At length he came back, with
his jars filled, and any one may guess our unspeakable joy on being thus
opportunely delivered from the jaws of death.
He did not bring above
sixty or seventy gallons, and I was at great pains to restrain my men
from using it immoderately, allowing only a quart to be distributed
immediately to each man. What made me the more strict on this occasion
was, that Mr Randal assured me we should hardly get any more, the
breakers were so very dangerous. That very night we chanced to have a
shower of rain, on which we used every expedient for catching it, in
sheets, blankets, and sails. During our long thirst we had continually
wished for rainy weather, and had often good reason to expect it, by
seeing many louring black clouds, which seemed every minute ready to
discharge their burdens, yet never did before to any purpose. Next day I
sent our boatswain to make another essay; but after going round the
whole island, and wasting the entire day in search of a smooth beach, he
could not see a single spot where he might venture on shore. Thinking we
had a sufficient stock to carry us to Quibo, we weighed next day; and
while ranging near the island, we saw a smooth beach, on which I sent
our canoe again, which brought back nine jars full of water.
[Footnote 275: It may not be improper to state, that in such extremity
for want of water, great relief has been experienced by remaining
immersed for some time in the sea; the lymphatics of the skin absorbing
water to supply and relieve the system very materially. - E.]

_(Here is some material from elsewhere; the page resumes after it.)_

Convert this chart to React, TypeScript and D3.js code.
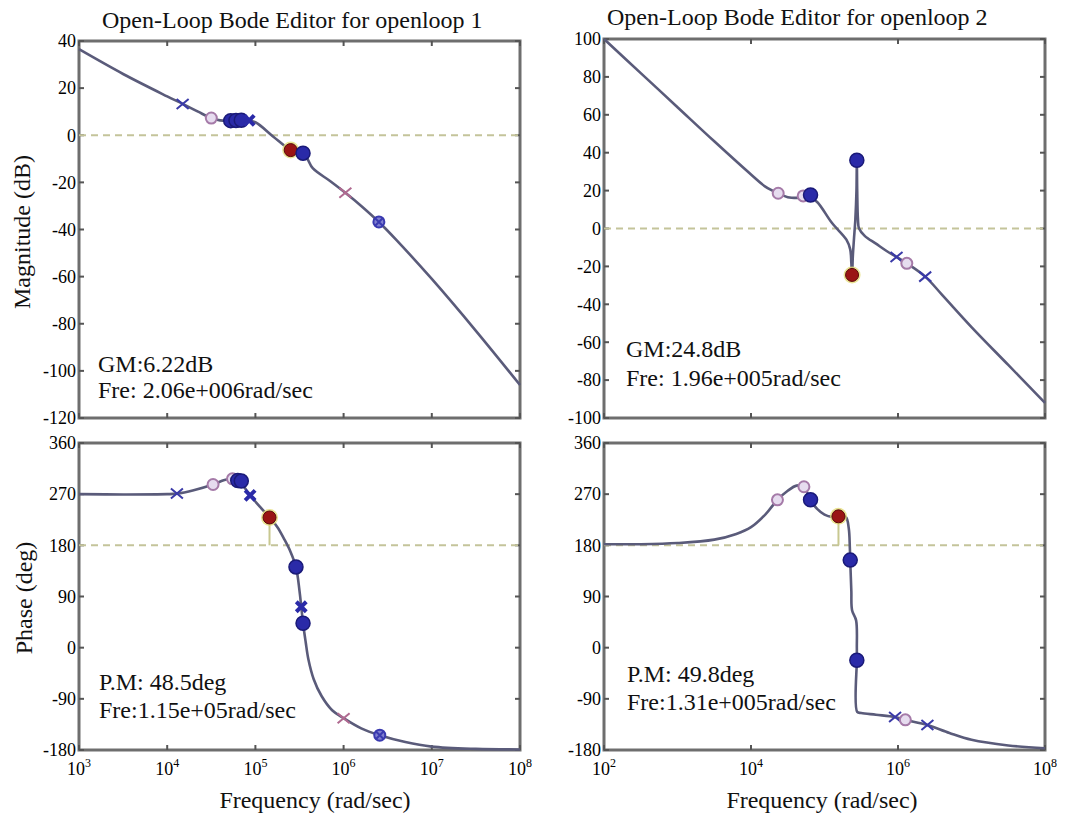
import React from "react";
import * as d3 from "d3";

// frequencies are stored as log10(rad/sec)
const mag1W = [3.0, 3.5, 4.0, 4.175, 4.35, 4.5, 4.6, 4.75, 4.9, 5.0, 5.2, 5.4, 5.5, 5.58, 5.65, 5.85, 6.02, 6.2, 6.4, 6.6, 7.0, 7.5, 8.0];
const mag1Db = [36.5, 26, 16.5, 13.3, 10, 7.3, 6.3, 6.2, 6.4, 5.5, -0.5, -6.3, -7.5, -9.5, -14, -19.5, -24.4, -30, -36.8, -44.5, -61, -83, -106];
const mag1MarkW = [4.175, 4.5, 4.72, 4.78, 4.84, 4.93, 5.4, 5.54, 6.02, 6.4];
const mag1MarkV = [13.3, 7.3, 6.2, 6.3, 6.4, 6.3, -6.3, -7.6, -24.4, -36.8];
const mag1MarkK = ["x", "o", "dot", "dot", "dot", "bow", "red", "dot", "xp", "ox"];

const ph1W = [3.0, 3.5, 4.0, 4.11, 4.3, 4.52, 4.65, 4.74, 4.82, 4.94, 5.05, 5.16, 5.25, 5.33, 5.4, 5.46, 5.5, 5.52, 5.54, 5.57, 5.6, 5.66, 5.75, 5.87, 6.0, 6.2, 6.41, 6.7, 7.0, 7.5, 8.0];
const ph1Deg = [270, 269.5, 270, 271, 277, 287, 295, 297, 292, 268, 248, 229, 212, 190, 168, 142, 100, 72, 43, 10, -20, -55, -85, -110, -124, -142, -154, -166, -174, -178, -179];
const ph1MarkW = [4.11, 4.52, 4.74, 4.8, 4.84, 4.94, 5.16, 5.46, 5.52, 5.54, 6.0, 6.41];
const ph1MarkV = [271, 287, 297, 294, 293, 268, 229, 142, 72, 43, -124, -154];
const ph1MarkK = ["x", "o", "o", "dot", "dot", "bow", "red", "dot", "bow", "dot", "xp", "ox"];

const mag2W = [2.0, 2.5, 3.0, 3.5, 4.0, 4.2, 4.37, 4.5, 4.7, 4.8, 4.9, 5.1, 5.3, 5.35, 5.365, 5.375, 5.385, 5.4, 5.42, 5.435, 5.44, 5.445, 5.455, 5.47, 5.55, 5.7, 5.85, 5.98, 6.12, 6.37, 6.6, 7.0, 7.5, 8.0];
const mag2Db = [100, 82, 64, 46, 28.5, 22, 18.6, 16.5, 16.2, 16.5, 14, 3, -6, -11, -18, -24.5, -15, -6, 5, 20, 36, 20, 5, 0, -4, -8, -12, -15, -18.4, -25.4, -35, -52, -72, -92];
const mag2MarkW = [4.37, 4.71, 4.81, 5.375, 5.44, 5.98, 6.12, 6.37];
const mag2MarkV = [18.6, 17.2, 17.7, -24.5, 36, -15, -18.4, -25.4];
const mag2MarkK = ["o", "o", "dot", "red", "dot", "x", "o", "x"];

const ph2W = [2.0, 2.5, 3.0, 3.5, 3.8, 4.0, 4.2, 4.36, 4.5, 4.62, 4.72, 4.8, 4.9, 5.0, 5.1, 5.19, 5.29, 5.33, 5.345, 5.35, 5.365, 5.375, 5.43, 5.44, 5.44, 5.445, 5.5, 5.7, 5.96, 6.1, 6.4, 6.7, 7.0, 7.5, 8.0];
const ph2Deg = [182, 182, 184, 190, 200, 212, 235, 260, 276, 285, 283, 262, 244, 234, 230, 231, 230, 210, 175, 154, 100, 66, 48, 0, -22, -113, -115, -118, -122, -127, -136, -150, -162, -172, -177];
const ph2MarkW = [4.36, 4.72, 4.81, 5.19, 5.35, 5.44, 5.96, 6.1, 6.4];
const ph2MarkV = [260, 283, 260, 231, 154, -22, -122, -127, -136];
const ph2MarkK = ["o", "o", "dot", "red", "dot", "dot", "x", "o", "x"];

const magTicks1 = [40, 20, 0, -20, -40, -60, -80, -100, -120];
const magTicks2 = [100, 80, 60, 40, 20, 0, -20, -40, -60, -80, -100];
const phTicks = [360, 270, 180, 90, 0, -90, -180];
const freqExp1 = [3, 4, 5, 6, 7, 8];
const freqExp2 = [2, 4, 6, 8];

const FONT = "'Liberation Serif', 'Times New Roman', serif";
const LINE = "#5a5b7a";
const BLUE = "#2a2aa8";

function Marker({ cx, cy, k }: { cx: number; cy: number; k: string }) {
  if (k === "dot")
    return <circle cx={cx} cy={cy} r={7} fill={BLUE} stroke="#1a1a78" strokeWidth={1.5} />;
  if (k === "red")
    return (
      <g>
        <circle cx={cx} cy={cy} r={8.5} fill="#e4dc78" opacity={0.8} />
        <circle cx={cx} cy={cy} r={6.5} fill="#9a1414" stroke="#5a0a0a" strokeWidth={1} />
      </g>
    );
  if (k === "o")
    return <circle cx={cx} cy={cy} r={5.5} fill="#e6dcef" stroke="#a57aa8" strokeWidth={2} />;
  if (k === "ox")
    return (
      <g stroke="#3a3ab0" strokeWidth={2}>
        <circle cx={cx} cy={cy} r={5.5} fill="#8080d0" />
        <path d={`M${cx - 4},${cy - 4}L${cx + 4},${cy + 4}M${cx - 4},${cy + 4}L${cx + 4},${cy - 4}`} />
      </g>
    );
  if (k === "bow")
    return (
      <path
        d={`M${cx - 5},${cy - 5}L${cx + 5},${cy + 5}M${cx - 5},${cy + 5}L${cx + 5},${cy - 5}`}
        stroke={BLUE}
        strokeWidth={4}
      />
    );
  const col = k === "xp" ? "#b06a90" : "#3a3aa8";
  return (
    <path
      d={`M${cx - 6},${cy - 5}L${cx + 6},${cy + 5}M${cx - 6},${cy + 5}L${cx + 6},${cy - 5}`}
      stroke={col}
      strokeWidth={2}
    />
  );
}

type PanelProps = {
  x0: number; x1: number; y0: number; y1: number;
  wDom: [number, number]; vDom: [number, number];
  vTicks: number[]; wTicks: number[]; showX: boolean;
  w: number[]; v: number[];
  mw: number[]; mv: number[]; mk: string[];
  ref: number; pm?: number;
};

function Panel(p: PanelProps) {
  const x = d3.scaleLog().domain([10 ** p.wDom[0], 10 ** p.wDom[1]]).range([p.x0, p.x1]);
  const y = d3.scaleLinear().domain(p.vDom).range([p.y1, p.y0]);
  const line = d3
    .line<number>()
    .x((_, i) => x(10 ** p.w[i]))
    .y((d) => y(d))
    .curve(d3.curveCatmullRom.alpha(0.5));
  return (
    <g>
      <rect x={p.x0} y={p.y0} width={p.x1 - p.x0} height={p.y1 - p.y0} fill="#fff" stroke="#6e6e6e" strokeWidth={3} />
      {p.vTicks.map((t) => (
        <g key={t}>
          <line x1={p.x0} x2={p.x0 + 5} y1={y(t)} y2={y(t)} stroke="#555" strokeWidth={2} />
          <line x1={p.x1 - 5} x2={p.x1} y1={y(t)} y2={y(t)} stroke="#555" strokeWidth={2} />
          <text x={p.x0 - 3} y={y(t)} dy="0.35em" textAnchor="end" fontSize={18} fontFamily={FONT}>{t}</text>
        </g>
      ))}
      {p.wTicks.map((e) => (
        <g key={e}>
          <line x1={x(10 ** e)} x2={x(10 ** e)} y1={p.y0} y2={p.y0 + 5} stroke="#555" strokeWidth={2} />
          <line x1={x(10 ** e)} x2={x(10 ** e)} y1={p.y1 - 5} y2={p.y1} stroke="#555" strokeWidth={2} />
          {p.showX && (
            <text x={x(10 ** e)} y={p.y1 + 25} textAnchor="middle" fontSize={18} fontFamily={FONT}>
              10<tspan dy={-8} fontSize={12}>{e}</tspan>
            </text>
          )}
        </g>
      ))}
      <line x1={p.x0} x2={p.x1} y1={y(p.ref)} y2={y(p.ref)} stroke="#c4c49a" strokeWidth={2} strokeDasharray="7 5" />
      {p.pm !== undefined && (
        <line x1={x(10 ** p.pm)} x2={x(10 ** p.pm)} y1={y(p.ref)} y2={y(p.mv[p.mk.indexOf("red")])} stroke="#c8c890" strokeWidth={2} />
      )}
      <path d={line(p.v) || ""} fill="none" stroke={LINE} strokeWidth={2.6} />
      {p.mw.map((m, i) => (
        <Marker key={i} cx={x(10 ** m)} cy={y(p.mv[i])} k={p.mk[i]} />
      ))}
    </g>
  );
}

const txt = { fontFamily: FONT, fontSize: 24, fill: "#111" };

export default function App() {
  const L = { x0: 79, x1: 520 };
  const R = { x0: 604, x1: 1045 };
  const top = { y0: 41, y1: 418 };
  const bot = { y0: 443, y1: 750 };
  return (
    <svg width={1073} height={822} style={{ position: "absolute", left: 0, top: 0, background: "#fff" }}>
      <text x={102} y={28} {...txt}>Open-Loop Bode Editor for openloop 1</text>
      <text x={607} y={25} {...txt}>Open-Loop Bode Editor for openloop 2</text>

      <Panel {...L} {...top} wDom={[3, 8]} vDom={[-120, 40]} vTicks={magTicks1} wTicks={freqExp1} showX={false}
        w={mag1W} v={mag1Db} mw={mag1MarkW} mv={mag1MarkV} mk={mag1MarkK} ref={0} />
      <Panel {...L} {...bot} wDom={[3, 8]} vDom={[-180, 360]} vTicks={phTicks} wTicks={freqExp1} showX={true}
        w={ph1W} v={ph1Deg} mw={ph1MarkW} mv={ph1MarkV} mk={ph1MarkK} ref={180} pm={5.16} />
      <Panel {...R} {...top} y0={39} wDom={[2, 8]} vDom={[-100, 100]} vTicks={magTicks2} wTicks={freqExp2} showX={false}
        w={mag2W} v={mag2Db} mw={mag2MarkW} mv={mag2MarkV} mk={mag2MarkK} ref={0} />
      <Panel {...R} {...bot} wDom={[2, 8]} vDom={[-180, 360]} vTicks={phTicks} wTicks={freqExp2} showX={true}
        w={ph2W} v={ph2Deg} mw={ph2MarkW} mv={ph2MarkV} mk={ph2MarkK} ref={180} pm={5.19} />

      <text transform="translate(30,232) rotate(-90)" textAnchor="middle" {...txt}>Magnitude (dB)</text>
      <text transform="translate(32,598) rotate(-90)" textAnchor="middle" {...txt}>Phase (deg)</text>
      <text x={315} y={808} textAnchor="middle" {...txt}>Frequency (rad/sec)</text>
      <text x={822} y={808} textAnchor="middle" {...txt}>Frequency (rad/sec)</text>

      <text x={98} y={372} {...txt}>GM:6.22dB</text>
      <text x={98} y={398} {...txt}>Fre: 2.06e+006rad/sec</text>
      <text x={626} y={357} {...txt}>GM:24.8dB</text>
      <text x={626} y={386} {...txt}>Fre: 1.96e+005rad/sec</text>
      <text x={99} y={690} {...txt}>P.M: 48.5deg</text>
      <text x={99} y={718} {...txt}>Fre:1.15e+05rad/sec</text>
      <text x={627} y={682} {...txt}>P.M: 49.8deg</text>
      <text x={627} y={710} {...txt}>Fre:1.31e+005rad/sec</text>
    </svg>
  );
}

We now pursued our course to the S.E. and arrived in a few days at
Quibo, anchoring at the same place where we had been formerly. We
pursued our business of wooding and watering at this island with
tolerable chearfulness, yet without any great hurry; chiefly because we
were now within eighty leagues of Panama, and it was requisite for us to
deliberate very seriously on our scheme of surrendering to the
Spaniards. We considered Panama as well calculated for treating on this
subject, not being any way strong towards the sea; and as we had a good
ship, we thought it no difficult matter to settle the terms of our
surrender, before giving ourselves into their hands. We also reckoned on
some assistance from the factors of the South Sea company, resident
there, who, in case a peace were actually concluded in Europe, might
intercede for us, and procure us a passage for Europe. Yet as there was
something extremely disagreeable in the idea of a surrender, especially
to such enemies as the Spaniards, we were in no great hurry,
particularly as we were here somewhat at our ease, enjoying many
conveniences to which we had long been strangers. The free use we made
of the excellent fruits growing on this island brought the flux among
us, which weakened us very much, and interrupted our work for some days,
yet in the main did us little hurt, or rather tended to preserve us from
the scurvy. We deliberated and consulted as to our future conduct; but
our views were so discordant, and our minds so distracted, that we could
come to no resolution, except that of continuing here, in hopes of
something happening to our advantage.
The island of Quibo or Coibo is almost in the same parallel with
Panama, [276] being about twenty-four English miles from N. to S. and
twelve from E. to W. It is of moderate height, covered all over with
inaccessible woods, always green; and, though never inhabited, abounds
with papaws and limes, and some other fruits I never saw before, which
are nearly as good, though wholly neglected, as those that are most
carefully attended to in other islands in similar latitudes, whence it
may be inferred that the soil is fertile; and, if ever inhabited and
cleared, it promises to be as productive as the best of our West-India
islands. The pearl-fishers, not being able to follow their occupation
during the vandevals, or black stormy months, from the beginning of
June to the end of November, have a few scattered huts in several parts
of this island and of Quivetta, used by the divers during their
season, in which they sleep and open their oysters, so that the sandy
beach is covered with fine mother-of-pearl shells. In wading only to the
middle, we could reach large pearl oysters with our hands, which at
first pleased us much; but we found them as tough as leather, and quite
unpalatable. Having no seyne, I can say little about other kinds of
fish. We occasionally observed a large kind of flat fish, which often
sprung a great way out of the water, which are said to be very
destructive to the divers; for, when these return to the surface, unless
they take great care, these fish wrap themselves round the divers, and
hold them fast till drowned. To guard against this, the divers always
carry a sharp-pointed knife, and on seeing any of these fish above them,
present the point over their heads, and stick it into the fish's belly.
They are also subject to great danger from alligators, which swarm in
this part of the sea; and some of us fancied we saw one swimming below
the surface near Mariato Point, only a few leagues from hence. This
island has a great variety of birds, also great numbers of black monkeys
and guanoes, which last mostly frequent the streams of fresh water. Some
of these guanoes are of extraordinary size, being of a grey colour with
black streaks, those about the head being brown.